**WHAT YOU ARE ASKED TO DO:** Retype, word for word, the lines between the ones holding "Give me the D3.js source for this chart." and "var data = dates.map(function(d, i)", inclusive; pictures stay out of the copy.

**EXTRACTED RECORDS:**

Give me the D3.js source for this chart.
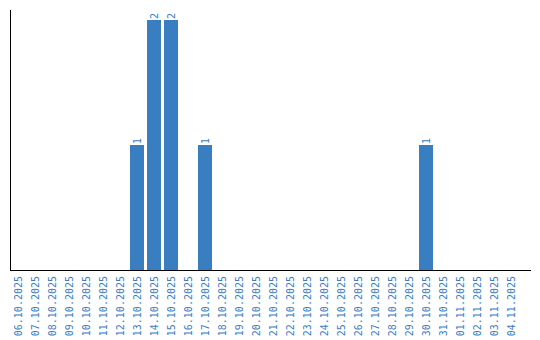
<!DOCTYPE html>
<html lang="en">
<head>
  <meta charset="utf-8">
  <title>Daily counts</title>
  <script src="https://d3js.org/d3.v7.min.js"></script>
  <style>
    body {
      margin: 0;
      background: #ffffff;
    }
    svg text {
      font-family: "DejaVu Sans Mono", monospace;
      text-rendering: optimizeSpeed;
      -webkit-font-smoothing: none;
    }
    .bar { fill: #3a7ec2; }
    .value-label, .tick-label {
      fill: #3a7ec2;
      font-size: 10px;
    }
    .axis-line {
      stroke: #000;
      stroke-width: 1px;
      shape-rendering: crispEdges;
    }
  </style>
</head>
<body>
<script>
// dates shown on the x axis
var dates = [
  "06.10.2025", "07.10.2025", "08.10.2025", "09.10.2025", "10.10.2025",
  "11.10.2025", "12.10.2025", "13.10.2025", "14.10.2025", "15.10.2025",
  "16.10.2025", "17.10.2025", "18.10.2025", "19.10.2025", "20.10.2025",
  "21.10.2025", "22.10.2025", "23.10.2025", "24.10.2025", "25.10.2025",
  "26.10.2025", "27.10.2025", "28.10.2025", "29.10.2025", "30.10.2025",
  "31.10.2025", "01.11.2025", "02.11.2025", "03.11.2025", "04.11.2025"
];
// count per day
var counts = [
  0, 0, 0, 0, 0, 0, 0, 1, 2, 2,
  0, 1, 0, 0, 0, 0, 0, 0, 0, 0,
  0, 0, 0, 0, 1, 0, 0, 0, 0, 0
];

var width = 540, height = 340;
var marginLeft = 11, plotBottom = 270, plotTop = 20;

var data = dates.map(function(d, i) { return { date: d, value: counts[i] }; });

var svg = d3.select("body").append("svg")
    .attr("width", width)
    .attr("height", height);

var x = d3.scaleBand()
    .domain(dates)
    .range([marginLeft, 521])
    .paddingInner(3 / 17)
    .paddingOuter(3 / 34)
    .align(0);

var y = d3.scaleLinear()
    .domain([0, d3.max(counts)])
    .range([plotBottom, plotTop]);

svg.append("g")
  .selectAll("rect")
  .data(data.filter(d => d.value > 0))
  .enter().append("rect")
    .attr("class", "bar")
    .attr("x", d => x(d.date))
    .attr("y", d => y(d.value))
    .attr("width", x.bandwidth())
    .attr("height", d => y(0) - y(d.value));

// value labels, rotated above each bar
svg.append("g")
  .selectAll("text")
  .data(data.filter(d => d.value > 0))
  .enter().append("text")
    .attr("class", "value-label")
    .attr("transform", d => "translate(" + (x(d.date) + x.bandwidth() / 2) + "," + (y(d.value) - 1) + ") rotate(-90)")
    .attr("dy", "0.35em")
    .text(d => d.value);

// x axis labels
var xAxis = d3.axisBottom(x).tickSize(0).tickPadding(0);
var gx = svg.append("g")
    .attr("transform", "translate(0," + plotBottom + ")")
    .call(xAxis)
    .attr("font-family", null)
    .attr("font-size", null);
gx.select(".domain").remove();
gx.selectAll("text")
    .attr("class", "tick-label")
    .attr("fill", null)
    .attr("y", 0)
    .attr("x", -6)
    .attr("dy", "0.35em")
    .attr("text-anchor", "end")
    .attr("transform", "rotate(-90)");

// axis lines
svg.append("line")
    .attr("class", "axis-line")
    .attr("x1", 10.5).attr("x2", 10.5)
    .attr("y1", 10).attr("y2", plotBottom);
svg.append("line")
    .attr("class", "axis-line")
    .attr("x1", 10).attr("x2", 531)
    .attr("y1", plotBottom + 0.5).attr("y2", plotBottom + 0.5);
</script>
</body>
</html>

==

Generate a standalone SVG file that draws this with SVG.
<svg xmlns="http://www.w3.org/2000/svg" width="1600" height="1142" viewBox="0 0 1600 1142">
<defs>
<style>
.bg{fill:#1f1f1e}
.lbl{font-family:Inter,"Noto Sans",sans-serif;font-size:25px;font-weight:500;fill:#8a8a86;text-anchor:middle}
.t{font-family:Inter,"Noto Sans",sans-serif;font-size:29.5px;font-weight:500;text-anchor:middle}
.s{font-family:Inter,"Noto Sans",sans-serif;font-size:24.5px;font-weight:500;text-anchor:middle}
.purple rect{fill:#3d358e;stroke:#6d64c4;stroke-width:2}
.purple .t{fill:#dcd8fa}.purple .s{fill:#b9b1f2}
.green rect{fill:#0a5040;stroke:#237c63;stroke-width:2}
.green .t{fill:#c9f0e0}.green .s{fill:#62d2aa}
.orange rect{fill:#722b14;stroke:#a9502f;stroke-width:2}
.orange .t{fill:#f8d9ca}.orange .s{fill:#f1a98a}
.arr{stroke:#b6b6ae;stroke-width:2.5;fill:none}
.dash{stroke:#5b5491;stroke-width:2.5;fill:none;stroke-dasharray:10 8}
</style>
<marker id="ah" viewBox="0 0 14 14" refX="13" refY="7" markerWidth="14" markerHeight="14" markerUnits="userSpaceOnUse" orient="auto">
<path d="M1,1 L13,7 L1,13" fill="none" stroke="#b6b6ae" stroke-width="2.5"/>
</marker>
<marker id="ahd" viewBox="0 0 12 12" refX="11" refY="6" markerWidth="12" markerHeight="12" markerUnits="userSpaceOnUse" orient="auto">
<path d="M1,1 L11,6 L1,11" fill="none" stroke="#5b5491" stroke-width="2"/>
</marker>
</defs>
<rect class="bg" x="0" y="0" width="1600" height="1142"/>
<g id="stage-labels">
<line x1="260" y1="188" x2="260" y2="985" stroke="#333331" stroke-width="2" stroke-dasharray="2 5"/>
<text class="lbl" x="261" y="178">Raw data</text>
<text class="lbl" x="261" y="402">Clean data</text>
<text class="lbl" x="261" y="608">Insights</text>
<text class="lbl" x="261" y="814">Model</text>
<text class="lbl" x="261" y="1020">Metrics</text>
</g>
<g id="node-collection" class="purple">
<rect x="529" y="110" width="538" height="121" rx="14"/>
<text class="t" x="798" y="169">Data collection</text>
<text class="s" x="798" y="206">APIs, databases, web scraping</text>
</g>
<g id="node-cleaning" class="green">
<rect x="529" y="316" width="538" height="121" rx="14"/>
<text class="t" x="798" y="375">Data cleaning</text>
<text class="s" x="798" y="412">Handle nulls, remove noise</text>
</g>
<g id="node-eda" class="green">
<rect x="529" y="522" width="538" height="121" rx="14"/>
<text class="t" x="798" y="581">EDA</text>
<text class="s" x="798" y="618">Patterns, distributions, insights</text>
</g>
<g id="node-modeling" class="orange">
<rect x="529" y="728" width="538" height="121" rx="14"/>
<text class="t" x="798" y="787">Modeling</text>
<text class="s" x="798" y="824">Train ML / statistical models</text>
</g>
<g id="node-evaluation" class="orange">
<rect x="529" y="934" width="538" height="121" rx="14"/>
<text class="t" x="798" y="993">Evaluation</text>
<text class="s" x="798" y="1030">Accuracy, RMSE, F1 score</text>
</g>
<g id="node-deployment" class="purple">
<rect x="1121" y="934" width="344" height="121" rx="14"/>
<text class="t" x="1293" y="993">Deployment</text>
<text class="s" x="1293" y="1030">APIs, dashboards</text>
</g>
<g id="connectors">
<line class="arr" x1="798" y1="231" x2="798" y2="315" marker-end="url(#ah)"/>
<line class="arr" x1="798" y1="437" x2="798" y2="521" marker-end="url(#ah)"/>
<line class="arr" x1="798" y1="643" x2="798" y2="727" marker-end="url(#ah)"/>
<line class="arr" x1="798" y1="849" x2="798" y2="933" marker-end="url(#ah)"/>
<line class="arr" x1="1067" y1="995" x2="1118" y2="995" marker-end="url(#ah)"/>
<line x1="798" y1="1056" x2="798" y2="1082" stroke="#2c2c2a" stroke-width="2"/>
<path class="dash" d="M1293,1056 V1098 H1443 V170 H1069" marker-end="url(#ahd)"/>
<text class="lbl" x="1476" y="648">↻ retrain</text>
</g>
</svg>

* * *

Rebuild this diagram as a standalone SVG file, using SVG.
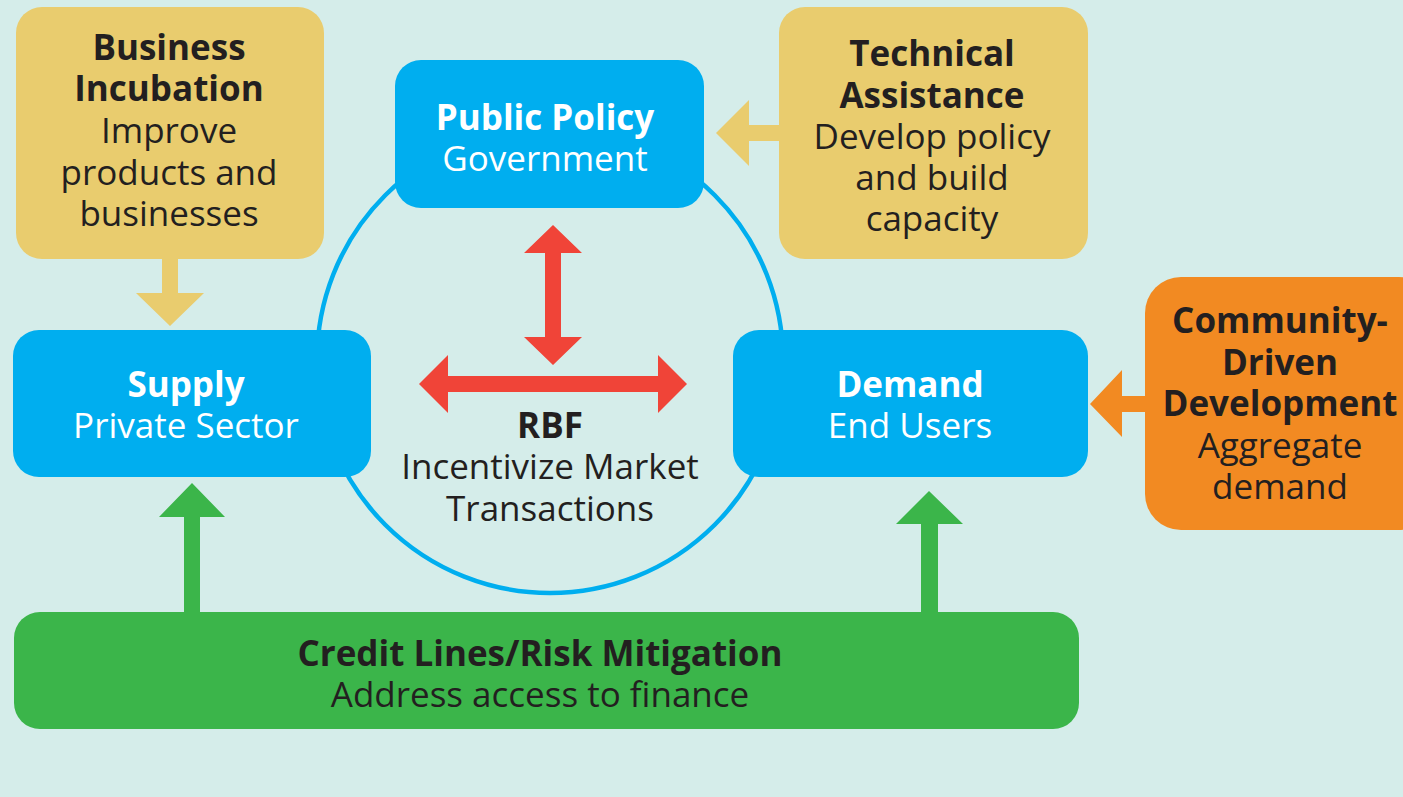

**RESPONSE TO THIS TASK:**
Give me the D3.js source for this chart.
<!DOCTYPE html>
<html lang="en">
<head>
  <meta charset="utf-8">
  <title>Daily counts</title>
  <script src="https://d3js.org/d3.v7.min.js"></script>
  <style>
    body {
      margin: 0;
      background: #ffffff;
    }
    svg text {
      font-family: "DejaVu Sans Mono", monospace;
      text-rendering: optimizeSpeed;
      -webkit-font-smoothing: none;
    }
    .bar { fill: #3a7ec2; }
    .value-label, .tick-label {
      fill: #3a7ec2;
      font-size: 10px;
    }
    .axis-line {
      stroke: #000;
      stroke-width: 1px;
      shape-rendering: crispEdges;
    }
  </style>
</head>
<body>
<script>
// dates shown on the x axis
var dates = [
  "06.10.2025", "07.10.2025", "08.10.2025", "09.10.2025", "10.10.2025",
  "11.10.2025", "12.10.2025", "13.10.2025", "14.10.2025", "15.10.2025",
  "16.10.2025", "17.10.2025", "18.10.2025", "19.10.2025", "20.10.2025",
  "21.10.2025", "22.10.2025", "23.10.2025", "24.10.2025", "25.10.2025",
  "26.10.2025", "27.10.2025", "28.10.2025", "29.10.2025", "30.10.2025",
  "31.10.2025", "01.11.2025", "02.11.2025", "03.11.2025", "04.11.2025"
];
// count per day
var counts = [
  0, 0, 0, 0, 0, 0, 0, 1, 2, 2,
  0, 1, 0, 0, 0, 0, 0, 0, 0, 0,
  0, 0, 0, 0, 1, 0, 0, 0, 0, 0
];

var width = 540, height = 340;
var marginLeft = 11, plotBottom = 270, plotTop = 20;

var data = dates.map(function(d, i) { return { date: d, value: counts[i] }; });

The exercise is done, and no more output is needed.